I was solving an example problem using a different method using a formula linked below. The answer I ended up has an "x" in the denominator which isn't there in solution the book presents. I've failed to figure out where I made a mistake. Could you please help me? Thanks a lot.

Book's solution: http://img810.imageshack.us/img810/8342/examplek.jpg
My Solution: http://img717.imageshack.us/img717/2970/img0003wu.jpg
Formula used: http://img411.imageshack.us/img411/8596/exactequation.jpg

With best regards
PG

 

You went astray in some of the integration process and algebraic manipulations - you need to watch which integration variable is being applied at each step.

\(M=e^{2y}-ycos(xy)\)
\(N=2xe^{2y}-xcos(xy)+2y\)

\(\int{M}\partial x=\int{(e^{2y}-ycos(xy))}\partial x=xe^{2y}-sin(xy)\)

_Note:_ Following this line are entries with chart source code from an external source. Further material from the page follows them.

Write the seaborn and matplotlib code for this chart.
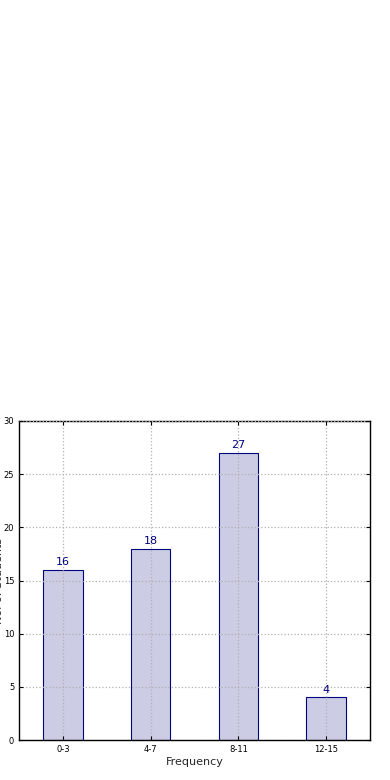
import matplotlib
matplotlib.use('Agg')
import matplotlib.pyplot as plt
import seaborn as sns
import pandas as pd

categories = ['0-3', '4-7', '8-11', '12-15']
counts = [16, 18, 27, 4]

df = pd.DataFrame({'Frequency': categories, 'Count': counts})

sns.set_style('white')
plt.rcParams['font.family'] = ['DejaVu Sans']

fig = plt.figure(figsize=(3.9, 7.8), dpi=100)
ax = fig.add_axes([19 / 390, 40 / 780, 351 / 390, 319 / 780])

sns.barplot(data=df, x='Frequency', y='Count', color='#ccccE5', saturation=1,
            edgecolor='#00007f', linewidth=0.8, width=0.45, ax=ax)

for i, v in enumerate(counts):
    ax.text(i, v + 0.25, str(v), ha='center', va='bottom', fontsize=8, color='#00007f')

ax.set_xlim(-0.5, 3.5)
ax.set_ylim(0, 30)
ax.set_yticks([0, 5, 10, 15, 20, 25, 30])
ax.grid(True, linestyle=':', color='#b0b0b0', linewidth=0.9)
ax.set_axisbelow(False)
for s in ax.spines.values():
    s.set_visible(True)
    s.set_color('black')
    s.set_linewidth(1)
ax.tick_params(labelsize=6, length=3, direction='in', colors='black')
ax.tick_params(axis='both', which='both', top=True, right=True, left=True, bottom=True)
ax.set_xlabel('Frequency', fontsize=8, labelpad=2)
ax.set_ylabel('No. of Students', fontsize=8)
ax.yaxis.set_label_coords(-0.042, 0.5)

fig.savefig('out.png', dpi=100, facecolor='white')
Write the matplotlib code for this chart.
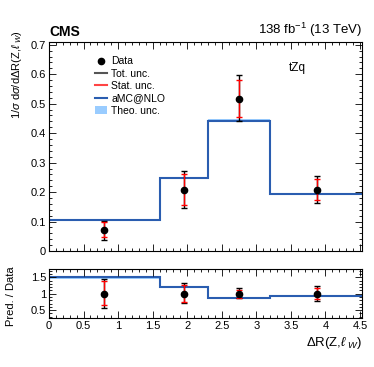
import matplotlib
matplotlib.use("Agg")
import matplotlib.pyplot as plt
import numpy as np
from matplotlib.ticker import MultipleLocator
from matplotlib.lines import Line2D
from matplotlib.patches import Patch

plt.rcParams['font.family'] = ['Liberation Sans', 'DejaVu Sans']
plt.rcParams['mathtext.fontset'] = 'custom'
plt.rcParams['mathtext.rm'] = 'Liberation Sans'
plt.rcParams['mathtext.it'] = 'Liberation Sans:italic'

# Data
bin_edges = [0.0, 1.6, 2.3, 3.2, 4.53]
pred = [0.105, 0.248, 0.443, 0.192]
theo_unc = [0.003, 0.004, 0.004, 0.003]
data_x = [0.80, 1.95, 2.75, 3.88]
data_y = [0.070, 0.207, 0.516, 0.207]
tot_lo = [0.039, 0.147, 0.440, 0.162]
tot_hi = [0.101, 0.273, 0.598, 0.256]
stat_lo = [0.046, 0.155, 0.455, 0.172]
stat_hi = [0.097, 0.263, 0.580, 0.245]

blue = '#2a5db0'
band = '#99ccff'

fig = plt.figure(figsize=(3.74, 3.67), dpi=100)
ax = fig.add_axes([0.131, 0.316, 0.837, 0.570])
rax = fig.add_axes([0.131, 0.1327, 0.837, 0.1343])

edges = np.array(bin_edges)
pred = np.array(pred)
theo = np.array(theo_unc)
dx = np.array(data_x); dy = np.array(data_y)
tl = np.array(tot_lo); th = np.array(tot_hi)
sl = np.array(stat_lo); sh = np.array(stat_hi)

def draw(a, p, t, y, tlo, thi, slo, shi):
    a.stairs(p + t, edges, baseline=p - t, fill=True, color=band, lw=0)
    a.stairs(p, edges, baseline=None, color=blue, lw=1.5)
    a.errorbar(dx, y, yerr=[y - tlo, thi - y], fmt='none', ecolor='black',
               elinewidth=1.0, capsize=2.5, capthick=1.0, zorder=3)
    a.errorbar(dx, y, yerr=[y - slo, shi - y], fmt='none', ecolor='red',
               elinewidth=1.0, capsize=2.5, capthick=1.0, zorder=4)
    a.plot(dx, y, 'o', color='black', ms=4.5, zorder=5)

draw(ax, pred, theo, dy, tl, th, sl, sh)
draw(rax, pred / dy, theo / dy, dy / dy, tl / dy, th / dy, sl / dy, sh / dy)

for a in (ax, rax):
    a.set_xlim(0, 4.53)
    a.xaxis.set_major_locator(MultipleLocator(0.5))
    a.xaxis.set_minor_locator(MultipleLocator(0.1))
    a.tick_params(which='both', direction='in', top=True, right=True, labelsize=8, pad=2)
    a.tick_params(which='major', length=5, width=0.6)
    a.tick_params(which='minor', length=2.5, width=0.6)
    for s in a.spines.values():
        s.set_linewidth(0.8)

ax.set_ylim(0, 0.71)
ax.set_yticks([0, 0.1, 0.2, 0.3, 0.4, 0.5, 0.6, 0.7])
ax.set_yticklabels(['0', '0.1', '0.2', '0.3', '0.4', '0.5', '0.6', '0.7'])
ax.yaxis.set_minor_locator(MultipleLocator(0.02))
ax.tick_params(axis='x', labelbottom=False)
ax.set_ylabel(r'1/$\sigma$ d$\sigma$/d$\Delta$R(Z,$\ell$$_{\ W}$)', fontsize=8, labelpad=5,
              loc='top')
ax.yaxis.label.set_y(1.056)

rax.set_ylim(0.25, 1.75)
rax.set_yticks([0.5, 1, 1.5])
rax.set_yticklabels(['0.5', '1', '1.5'])
rax.yaxis.set_minor_locator(MultipleLocator(0.1))
rax.set_xticks([0, 0.5, 1, 1.5, 2, 2.5, 3, 3.5, 4, 4.5])
rax.set_xticklabels(['0', '0.5', '1', '1.5', '2', '2.5', '3', '3.5', '4', '4.5'])
rax.set_ylabel('Pred. / Data', fontsize=8, labelpad=11)
rax.yaxis.label.set_y(0.45)
rax.set_xlabel(r'$\Delta$R(Z,$\ell$$_{\ W}$)', fontsize=9.5, loc='right', labelpad=3)

ax.text(0.0, 1.015, 'CMS', transform=ax.transAxes, fontsize=10, fontweight='bold',
        ha='left', va='bottom')
ax.text(1.0, 1.015, r'138 fb$^{-1}$ (13 TeV)', transform=ax.transAxes, fontsize=9.5,
        ha='right', va='bottom')
ax.text(0.765, 0.875, 'tZq', transform=ax.transAxes, fontsize=8.5, ha='left', va='center')

handles = [
    Line2D([], [], marker='o', color='black', ls='none', ms=4.5),
    Line2D([], [], color='#555555', lw=1.5),
    Line2D([], [], color='#ff4444', lw=1.5),
    Line2D([], [], color=blue, lw=1.5),
    Patch(facecolor=band, edgecolor='none'),
]
labels = ['Data', 'Tot. unc.', 'Stat. unc.', 'aMC@NLO', 'Theo. unc.']
ax.legend(handles, labels, loc='upper left', bbox_to_anchor=(0.125, 0.965), frameon=False,
          fontsize=7.5, handlelength=1.1, handletextpad=0.4, labelspacing=0.22,
          borderpad=0.2)

fig.savefig('out.png', dpi=100)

\(c=\int{M}\partial x+\int {\[ N-\frac{\partial}{\partial y} \int M \partial x \] }\partial y \\ =\int{M}\partial x+\int {\[ (2xe^{2y}-xcos(xy)+2y)}-\frac{\partial}{\partial y}(xe^{2y}-sin(xy)) \] \partial y \\ =\int{M}\partial x+\int {\[ (2xe^{2y}-xcos(xy)+2y)}-(2xe^{2y}-xcos(xy))\] \partial y \\ =\int{M}\partial x+ \int{2y} \partial y \\ = \int{M}\partial x+y^2 \\ =xe^{2y}-sin(xy)+y^2\)

Hence

\(xe^{2y}-sin(xy)+y^2=c\)

or given c is a constant, we may write without loss of generality

\(xe^{2y}-sin(xy)+y^2 + c=0\)

to agree with the book solution

 

Thanks a lot, t_n_k. It was really helpful

Best regards
PG